今年1月に始まった新たな少額投資非課税制度(NISA)を通じ、5割近くの資金が国内株式へ流入していたことが日本証券業協会の調べで分かった。海外投資家主導で日経平均株価が初の4万円を突破した勢いを、個人投資家もうまく捉えたようだ。
日証協が野村証券やSBI証券など対面・インターネットの大手10社を対象に実施した調査によると、1~3月のNISA経由の買い付け額のうち、国内株が47%を占め、投資信託の50%に肩を並べた。株価が上昇基調を強めたことに加え、非課税投資枠が大幅に拡大されたことが後押ししたとみられる。
大和証券の吉田光太郎常務執行役員は「NISA経由の買い付け額は前年同期比3倍強。8割が株式、2割が投信で、株式のほとんどが日本株だ」と説明する。

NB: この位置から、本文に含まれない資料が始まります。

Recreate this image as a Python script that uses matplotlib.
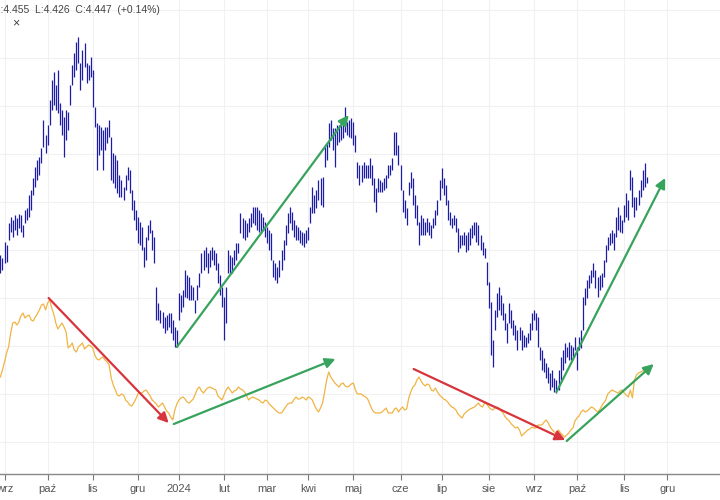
import numpy as np
import pandas as pd
import matplotlib
matplotlib.use("Agg")
import matplotlib.pyplot as plt

# ---------------- data (arbitrary price units) ----------------
START_DATE = "2023-08-30"
END_DATE = "2024-12-31"
HOLIDAYS = ["2023-12-25", "2024-01-01", "2024-03-29"]

MONTH_LABELS = {1: "2024", 2: "lut", 3: "mar", 4: "kwi", 5: "maj", 6: "cze",
                7: "lip", 8: "sie", 9: "wrz", 10: "paź", 11: "lis", 12: "gru"}

blue_high = [
    219, 216, 232, 229, 251, 257, 254, 259, 256, 260,
    259, 249, 264, 266, 279, 284, 296, 307, 314, 317,
    326, 354, 339, 349, 374, 394, 402, 389, 404, 371,
    364, 357, 364, 362, 389, 409, 421, 432, 437, 411,
    424, 431, 411, 409, 417, 404, 367, 351, 349, 347,
    344, 347, 347, 354, 337, 321, 319, 314, 299, 294,
    287, 299, 307, 304, 284, 274, 264, 257, 252, 247,
    227, 237, 249, 254, 244, 237, 187, 171, 164, 162,
    157, 159, 161, 161, 154, 147, 144, 181, 179, 184,
    204, 199, 197, 189, 187, 174, 189, 201, 221, 224,
    227, 221, 224, 227, 224, 221, 211, 199, 187, 177,
    187, 224, 219, 217, 224, 231, 231, 261, 256, 254,
    251, 256, 261, 267, 267, 267, 264, 261, 257, 252,
    247, 244, 241, 214, 211, 207, 214, 224, 234, 249,
    261, 267, 262, 254, 249, 247, 244, 242, 241, 244,
    247, 267, 287, 279, 284, 294, 296, 297, 327, 331,
    351, 354, 346, 346, 349, 349, 351, 352, 367, 352,
    354, 356, 352, 339, 312, 309, 309, 312, 309, 309,
    316, 309, 296, 286, 296, 294, 292, 296, 299, 309,
    309, 316, 342, 342, 329, 309, 284, 274, 266, 292,
    302, 296, 279, 269, 252, 259, 256, 252, 256, 252,
    249, 256, 264, 274, 294, 306, 296, 289, 274, 262,
    256, 259, 256, 246, 239, 239, 242, 239, 242, 246,
    249, 252, 252, 249, 239, 232, 226, 212, 192, 172,
    134, 164, 181, 187, 179, 171, 161, 151, 171, 164,
    154, 149, 144, 147, 144, 139, 137, 141, 151, 161,
    164, 161, 157, 127, 124, 116, 111, 107, 101, 104,
    96, 94, 104, 117, 124, 131, 127, 132, 129, 127,
    137, 127, 137, 144, 177, 186, 194, 199, 204, 211,
    204, 197, 199, 201, 214, 229, 237, 241, 244, 241,
    257, 267, 259, 254, 269, 281, 274, 304, 297, 277,
    277, 284, 294, 304, 311, 297,
]

blue_low = [
    201, 204, 211, 212, 234, 242, 237, 244, 239, 246,
    242, 237, 251, 254, 257, 264, 279, 287, 294, 299,
    311, 327, 321, 329, 349, 364, 369, 364, 361, 349,
    339, 317, 334, 344, 369, 389, 397, 404, 411, 384,
    394, 407, 391, 394, 397, 367, 347, 304, 319, 324,
    304, 324, 331, 337, 294, 291, 286, 281, 277, 277,
    274, 284, 294, 281, 264, 254, 244, 231, 229, 224,
    207, 214, 234, 241, 224, 211, 154, 154, 151, 146,
    141, 144, 147, 141, 134, 127, 127, 154, 162, 167,
    177, 176, 174, 174, 174, 161, 174, 187, 201, 204,
    207, 201, 207, 214, 209, 204, 191, 179, 167, 134,
    151, 201, 201, 201, 209, 214, 221, 241, 236, 234,
    237, 242, 247, 251, 249, 244, 242, 241, 244, 237,
    231, 224, 214, 197, 194, 191, 197, 204, 214, 229,
    241, 251, 244, 237, 234, 234, 231, 229, 227, 231,
    234, 251, 261, 261, 266, 274, 269, 267, 307, 314,
    327, 334, 324, 307, 329, 332, 334, 336, 342, 339,
    337, 336, 329, 322, 296, 289, 292, 296, 296, 296,
    296, 289, 272, 262, 282, 282, 282, 284, 286, 296,
    299, 304, 319, 319, 309, 284, 262, 256, 249, 279,
    286, 269, 256, 249, 229, 239, 239, 239, 242, 239,
    236, 246, 249, 259, 274, 286, 279, 269, 254, 249,
    246, 249, 242, 222, 226, 229, 229, 222, 224, 229,
    236, 239, 232, 229, 224, 219, 216, 189, 166, 119,
    107, 144, 157, 164, 159, 154, 144, 131, 151, 146,
    139, 134, 124, 134, 124, 127, 127, 131, 134, 144,
    154, 144, 127, 114, 104, 102, 96, 91, 84, 87,
    82, 81, 84, 94, 104, 111, 117, 114, 114, 117,
    124, 104, 124, 126, 144, 169, 176, 186, 191, 197,
    186, 177, 184, 187, 197, 212, 224, 229, 231, 224,
    237, 244, 242, 241, 252, 257, 254, 284, 267, 257,
    264, 269, 277, 284, 287, 291,
]

orange = [
    97, 104, 112, 121, 127, 141, 151, 152, 149, 152,
    158, 161, 156, 158, 159, 154, 153, 157, 160, 164,
    169, 170, 164, 171, 174, 166, 160, 151, 145, 148,
    151, 147, 142, 126, 128, 131, 124, 122, 127, 129,
    131, 125, 127, 129, 128, 126, 119, 115, 114, 116,
    117, 114, 112, 109, 96, 89, 84, 79, 78, 80,
    79, 74, 72, 69, 68, 71, 75, 80, 81, 81,
    83, 84, 81, 78, 74, 72, 70, 67, 69, 71,
    67, 63, 61, 57, 54, 64, 70, 74, 76, 77,
    75, 72, 71, 73, 75, 80, 85, 87, 83, 81,
    84, 86, 87, 86, 85, 84, 78, 76, 74, 79,
    84, 87, 84, 81, 83, 84, 87, 85, 84, 82,
    78, 74, 76, 77, 76, 75, 74, 72, 71, 74,
    73, 70, 68, 66, 64, 62, 61, 61, 64, 67,
    70, 71, 71, 74, 77, 75, 75, 77, 76, 74,
    77, 76, 74, 69, 65, 62, 66, 71, 82, 94,
    102, 97, 94, 91, 89, 87, 90, 91, 88, 87,
    88, 90, 91, 84, 80, 80, 80, 78, 77, 75,
    70, 65, 62, 61, 61, 61, 62, 64, 66, 61,
    61, 61, 65, 66, 62, 65, 67, 64, 65, 76,
    82, 87, 89, 94, 97, 93, 90, 88, 90, 89,
    84, 83, 86, 82, 79, 77, 75, 74, 72, 69,
    67, 66, 64, 60, 58, 56, 60, 62, 64, 65,
    66, 67, 69, 71, 68, 67, 71, 70, 67, 65,
    64, 66, 67, 66, 63, 61, 57, 55, 53, 50,
    48, 46, 47, 44, 38, 40, 42, 44, 45, 47,
    46, 46, 49, 49, 49, 52, 54, 51, 47, 44,
    42, 41, 44, 41, 39, 37, 39, 41, 44, 46,
    53, 56, 58, 62, 64, 62, 63, 65, 67, 66,
    64, 62, 64, 68, 71, 74, 80, 82, 84, 83,
    82, 81, 83, 84, 81, 79, 77, 84, 76, 94,
    99, 101, 102, 103, 104,
]

# trend arrows drawn on the chart: (start bar, start value, end bar, end value, kind)
arrows = [
    (23.5, 176, 82.0, 51, "down"),
    (84.5, 50, 163.3, 115, "up"),
    (86.0, 127, 169.7, 359, "up"),
    (201.4, 105, 275.3, 34, "down"),
    (276.0, 33, 318.4, 110, "up"),
    (271.0, 82, 324.0, 296, "up"),
]

header_text = "H:4.455  L:4.426  C:4.447  (+0.14%)"

# ---------------- drawing ----------------
BLUE = "#1c1ca6"
ORANGE = "#f0b444"
RED = "#d8343c"
GREEN = "#37a35c"

dates = pd.bdate_range(START_DATE, END_DATE, freq="C", holidays=HOLIDAYS)
months = dates.to_period("M")
tick_pos, tick_lab = [], []
for i in range(1, len(dates)):
    if months[i] != months[i - 1]:
        tick_pos.append(i)
        tick_lab.append(MONTH_LABELS[dates[i].month])

fig = plt.figure(figsize=(7.2, 5.0), dpi=100)
ax = fig.add_axes([0.0, 0.052, 1.0, 0.948])

xb = np.arange(len(blue_high))
ax.vlines(xb, blue_low, blue_high, color=BLUE, lw=0.9, zorder=3)

xo = np.arange(len(orange))
ax.plot(xo, orange, color=ORANGE, lw=0.9, zorder=2)

for x0, y0, x1, y1, kind in arrows:
    c = RED if kind == "down" else GREEN
    ax.annotate("", xy=(x1, y1), xytext=(x0, y0),
                arrowprops=dict(arrowstyle="-|>", color=c, lw=1.6,
                                mutation_scale=15, shrinkA=0, shrinkB=0),
                zorder=5)

ax.set_xlim(-0.2, 350.7)
ax.set_ylim(0, 474)
ax.set_xticks(tick_pos)
ax.set_xticklabels(tick_lab, fontsize=8, color="#555555", family="Liberation Sans")
ax.set_yticks(np.arange(32, 474, 48))
ax.tick_params(axis="y", left=False, labelleft=False)
ax.tick_params(axis="x", length=4, color="#777777", pad=3)
ax.grid(True, color="#f1f1f1", lw=0.8, zorder=0)
for s in ["top", "left", "right"]:
    ax.spines[s].set_visible(False)
ax.spines["bottom"].set_color("#888888")
ax.spines["bottom"].set_linewidth(1.0)

fig.text(-7 / 720, 1 - 10 / 500, header_text, fontsize=7.5, color="#444444",
         family="Liberation Sans", va="center", ha="left")
fig.text(12 / 720, 1 - 23 / 500, "×", fontsize=9, color="#444444",
         family="Liberation Sans", va="center", ha="left")

fig.savefig("out.png", dpi=100)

特に人気なのは、安定して高配当収入が得られる銘柄だ。SBI証券によると、今年度の1株当たりの年間配当予想が194円の日本たばこ産業(JT)が首位で、NTT、三菱UFJフィナンシャル・グループと続く。東証が昨年3月、上場企業に「資本効率や株価を意識した経営」を要請し、配当を含む株主還元を重視する企業が増えている。国内株投資は為替変動リスクも低い。
一方、ハイテク企業が主導する米国などと異なり、日本では人口減少で市場縮小が見込まれ、国内企業の成長性を悲観する向きもある。新NISAでは海外株を中心に構成する投信の人気も高く、「家計資金の海外流出」(市場関係者)を嘆く声も多い。
初心者向けに投資ノウハウを発信する人気ユーチューバーの小林亮平氏は、海外株中心の投資スタイルを提言。日本への投資を前向きに考えるには「移民の積極的な受け入れや、人工知能(AI)の活用を通じて不足する労働力を確保することが条件になる」と指摘している。